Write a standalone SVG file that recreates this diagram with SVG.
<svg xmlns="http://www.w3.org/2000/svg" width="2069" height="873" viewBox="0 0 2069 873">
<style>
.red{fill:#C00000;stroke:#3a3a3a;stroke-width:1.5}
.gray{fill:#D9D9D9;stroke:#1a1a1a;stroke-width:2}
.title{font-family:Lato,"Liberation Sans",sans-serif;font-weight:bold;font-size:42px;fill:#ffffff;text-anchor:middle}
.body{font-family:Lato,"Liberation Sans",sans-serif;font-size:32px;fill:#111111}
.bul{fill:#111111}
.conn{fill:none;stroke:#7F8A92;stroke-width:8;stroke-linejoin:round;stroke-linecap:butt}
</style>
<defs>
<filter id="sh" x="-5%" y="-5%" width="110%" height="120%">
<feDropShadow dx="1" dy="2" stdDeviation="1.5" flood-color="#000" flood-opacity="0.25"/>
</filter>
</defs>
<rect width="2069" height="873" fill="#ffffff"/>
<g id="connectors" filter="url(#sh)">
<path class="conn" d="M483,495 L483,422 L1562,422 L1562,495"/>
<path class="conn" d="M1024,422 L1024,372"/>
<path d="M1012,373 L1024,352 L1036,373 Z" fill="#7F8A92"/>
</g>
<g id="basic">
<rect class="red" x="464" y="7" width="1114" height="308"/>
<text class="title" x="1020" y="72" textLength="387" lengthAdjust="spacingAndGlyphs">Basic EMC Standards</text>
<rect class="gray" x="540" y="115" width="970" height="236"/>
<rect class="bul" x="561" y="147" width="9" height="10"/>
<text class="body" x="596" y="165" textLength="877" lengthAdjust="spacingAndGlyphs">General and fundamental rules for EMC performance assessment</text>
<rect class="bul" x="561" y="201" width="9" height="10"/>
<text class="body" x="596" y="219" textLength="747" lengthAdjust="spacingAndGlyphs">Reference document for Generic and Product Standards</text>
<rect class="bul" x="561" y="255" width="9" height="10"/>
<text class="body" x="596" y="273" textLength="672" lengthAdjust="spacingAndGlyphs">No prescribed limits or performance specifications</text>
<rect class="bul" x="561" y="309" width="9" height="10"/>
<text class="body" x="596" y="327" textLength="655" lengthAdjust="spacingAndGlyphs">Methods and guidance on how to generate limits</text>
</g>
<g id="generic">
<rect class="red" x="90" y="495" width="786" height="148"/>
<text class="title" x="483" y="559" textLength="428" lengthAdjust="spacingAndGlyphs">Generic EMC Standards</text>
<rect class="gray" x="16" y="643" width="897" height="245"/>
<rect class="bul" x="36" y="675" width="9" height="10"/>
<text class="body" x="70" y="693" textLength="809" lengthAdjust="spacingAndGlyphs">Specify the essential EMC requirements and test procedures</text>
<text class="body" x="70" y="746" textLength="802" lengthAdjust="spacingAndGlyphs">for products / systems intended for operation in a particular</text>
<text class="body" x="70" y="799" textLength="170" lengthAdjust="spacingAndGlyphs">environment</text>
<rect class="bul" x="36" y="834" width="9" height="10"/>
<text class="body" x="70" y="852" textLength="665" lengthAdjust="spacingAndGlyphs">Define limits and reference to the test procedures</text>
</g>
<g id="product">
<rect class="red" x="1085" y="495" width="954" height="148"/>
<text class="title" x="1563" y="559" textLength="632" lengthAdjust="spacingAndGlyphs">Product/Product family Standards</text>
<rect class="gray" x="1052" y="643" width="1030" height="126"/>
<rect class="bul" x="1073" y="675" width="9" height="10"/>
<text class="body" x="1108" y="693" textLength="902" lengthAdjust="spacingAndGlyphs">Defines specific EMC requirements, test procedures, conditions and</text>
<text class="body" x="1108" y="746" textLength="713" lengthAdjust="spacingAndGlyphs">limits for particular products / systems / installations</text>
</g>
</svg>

§

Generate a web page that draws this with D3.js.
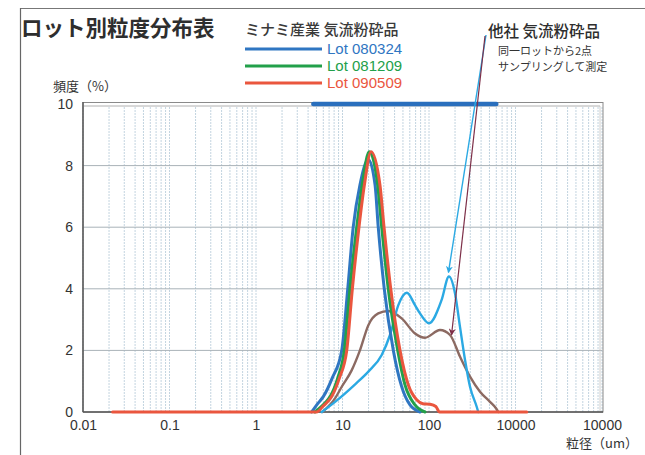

§

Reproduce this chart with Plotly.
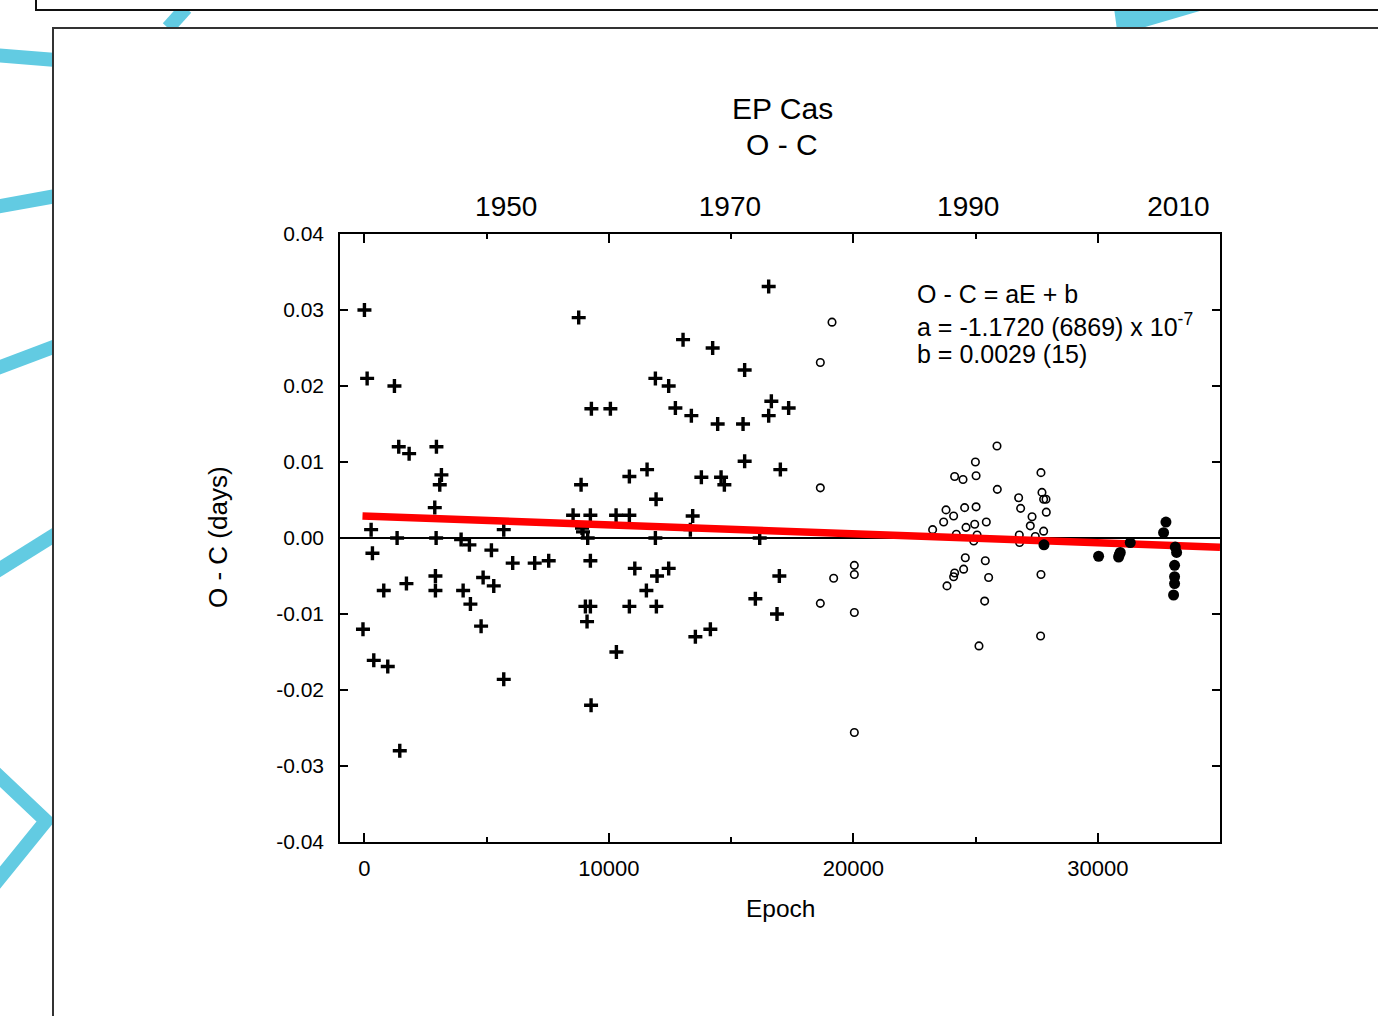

§

- _Aim of the task_
Lines of the listing that contain the word "this" are to be counted; report only their number.

- _Task solution_
3